▸ Information given:
────────────────────────────────────────

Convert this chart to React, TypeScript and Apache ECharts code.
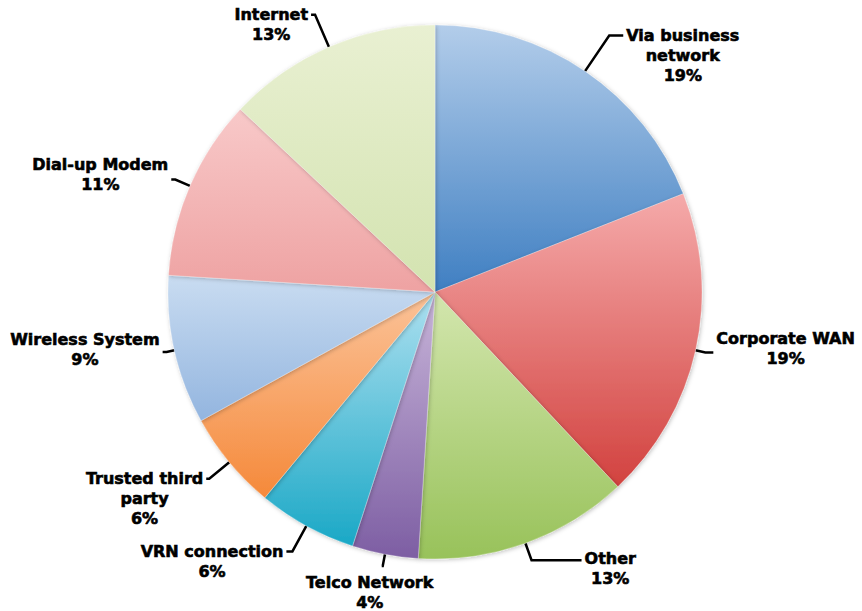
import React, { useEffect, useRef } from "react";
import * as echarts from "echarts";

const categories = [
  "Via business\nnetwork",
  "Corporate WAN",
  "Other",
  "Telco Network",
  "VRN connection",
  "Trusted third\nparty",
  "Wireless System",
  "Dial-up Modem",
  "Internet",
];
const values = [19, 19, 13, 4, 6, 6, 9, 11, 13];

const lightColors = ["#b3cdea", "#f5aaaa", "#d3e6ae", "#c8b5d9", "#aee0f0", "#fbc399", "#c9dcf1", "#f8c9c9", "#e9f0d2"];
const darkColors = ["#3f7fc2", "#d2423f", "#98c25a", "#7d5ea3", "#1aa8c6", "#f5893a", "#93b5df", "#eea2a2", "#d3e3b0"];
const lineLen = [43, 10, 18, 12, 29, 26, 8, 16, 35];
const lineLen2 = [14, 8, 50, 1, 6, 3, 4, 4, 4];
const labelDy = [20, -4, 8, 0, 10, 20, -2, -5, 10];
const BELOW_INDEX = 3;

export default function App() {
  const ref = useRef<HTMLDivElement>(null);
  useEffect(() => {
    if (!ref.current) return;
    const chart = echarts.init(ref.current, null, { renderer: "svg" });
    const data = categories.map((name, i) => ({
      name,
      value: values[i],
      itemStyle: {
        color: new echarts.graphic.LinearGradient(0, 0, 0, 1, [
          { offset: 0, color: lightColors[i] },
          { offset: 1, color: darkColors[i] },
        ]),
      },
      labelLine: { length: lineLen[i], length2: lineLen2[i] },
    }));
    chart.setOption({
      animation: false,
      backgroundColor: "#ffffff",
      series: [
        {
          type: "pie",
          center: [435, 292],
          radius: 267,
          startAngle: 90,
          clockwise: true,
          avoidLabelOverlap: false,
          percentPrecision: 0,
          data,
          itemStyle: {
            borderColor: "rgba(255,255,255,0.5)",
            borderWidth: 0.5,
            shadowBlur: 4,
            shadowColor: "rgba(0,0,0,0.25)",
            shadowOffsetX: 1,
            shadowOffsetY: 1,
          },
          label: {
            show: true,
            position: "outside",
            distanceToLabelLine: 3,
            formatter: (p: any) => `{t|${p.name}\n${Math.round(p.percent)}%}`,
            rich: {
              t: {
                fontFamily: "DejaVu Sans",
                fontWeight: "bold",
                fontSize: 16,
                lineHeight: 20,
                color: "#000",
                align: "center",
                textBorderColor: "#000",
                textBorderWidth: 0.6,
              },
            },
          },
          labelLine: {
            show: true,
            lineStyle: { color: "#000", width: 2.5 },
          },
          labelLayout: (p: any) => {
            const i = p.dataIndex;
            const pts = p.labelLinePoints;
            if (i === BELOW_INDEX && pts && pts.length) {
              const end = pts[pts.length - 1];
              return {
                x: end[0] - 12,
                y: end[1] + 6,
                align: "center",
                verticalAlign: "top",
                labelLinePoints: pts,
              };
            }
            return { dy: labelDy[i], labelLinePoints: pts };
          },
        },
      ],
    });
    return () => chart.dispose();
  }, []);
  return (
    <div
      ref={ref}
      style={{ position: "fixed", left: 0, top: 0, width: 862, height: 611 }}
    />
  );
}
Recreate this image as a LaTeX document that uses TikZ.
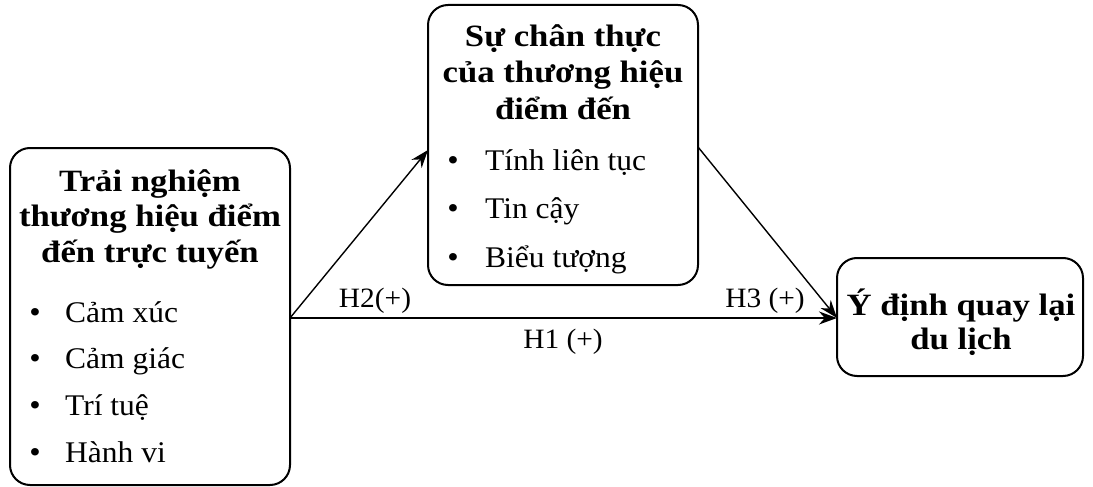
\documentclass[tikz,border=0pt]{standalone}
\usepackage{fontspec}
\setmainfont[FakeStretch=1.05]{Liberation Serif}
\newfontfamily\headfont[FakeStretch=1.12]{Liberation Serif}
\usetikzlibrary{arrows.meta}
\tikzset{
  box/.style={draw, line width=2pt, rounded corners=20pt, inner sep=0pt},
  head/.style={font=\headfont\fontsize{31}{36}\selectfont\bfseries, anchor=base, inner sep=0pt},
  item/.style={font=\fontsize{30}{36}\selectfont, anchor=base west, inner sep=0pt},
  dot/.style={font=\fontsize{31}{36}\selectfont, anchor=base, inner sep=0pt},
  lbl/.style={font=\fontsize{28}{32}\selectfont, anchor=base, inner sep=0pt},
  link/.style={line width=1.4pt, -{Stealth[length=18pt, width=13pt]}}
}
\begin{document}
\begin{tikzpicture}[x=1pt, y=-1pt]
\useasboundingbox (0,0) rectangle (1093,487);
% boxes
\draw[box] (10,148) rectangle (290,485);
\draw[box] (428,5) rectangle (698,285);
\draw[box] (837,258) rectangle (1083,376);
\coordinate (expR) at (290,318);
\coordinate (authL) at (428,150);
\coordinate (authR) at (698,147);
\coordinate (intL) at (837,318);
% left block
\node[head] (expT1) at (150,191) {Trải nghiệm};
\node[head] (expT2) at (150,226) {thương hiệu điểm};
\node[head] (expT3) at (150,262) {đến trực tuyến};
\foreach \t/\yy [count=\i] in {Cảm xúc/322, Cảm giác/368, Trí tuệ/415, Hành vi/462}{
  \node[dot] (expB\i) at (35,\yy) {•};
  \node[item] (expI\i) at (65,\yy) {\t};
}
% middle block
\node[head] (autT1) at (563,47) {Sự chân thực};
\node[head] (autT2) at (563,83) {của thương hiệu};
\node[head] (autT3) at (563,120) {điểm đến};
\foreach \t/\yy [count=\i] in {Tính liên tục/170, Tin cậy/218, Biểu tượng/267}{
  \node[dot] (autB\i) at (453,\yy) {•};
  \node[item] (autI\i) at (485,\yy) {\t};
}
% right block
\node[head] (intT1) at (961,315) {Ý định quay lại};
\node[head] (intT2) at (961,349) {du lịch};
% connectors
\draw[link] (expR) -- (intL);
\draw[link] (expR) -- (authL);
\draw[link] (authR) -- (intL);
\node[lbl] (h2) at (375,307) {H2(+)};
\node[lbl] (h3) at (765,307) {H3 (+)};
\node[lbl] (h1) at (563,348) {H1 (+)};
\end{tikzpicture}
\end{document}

────────────────────────────────────────

▸ Directive: Write out exactly the lines between the start of the data and the line with "import * as", including both, but none of the pictures.

▸ Full solution:
Convert this chart to React, TypeScript and Apache ECharts code.
import React, { useEffect, useRef } from "react";
import * as echarts from "echarts";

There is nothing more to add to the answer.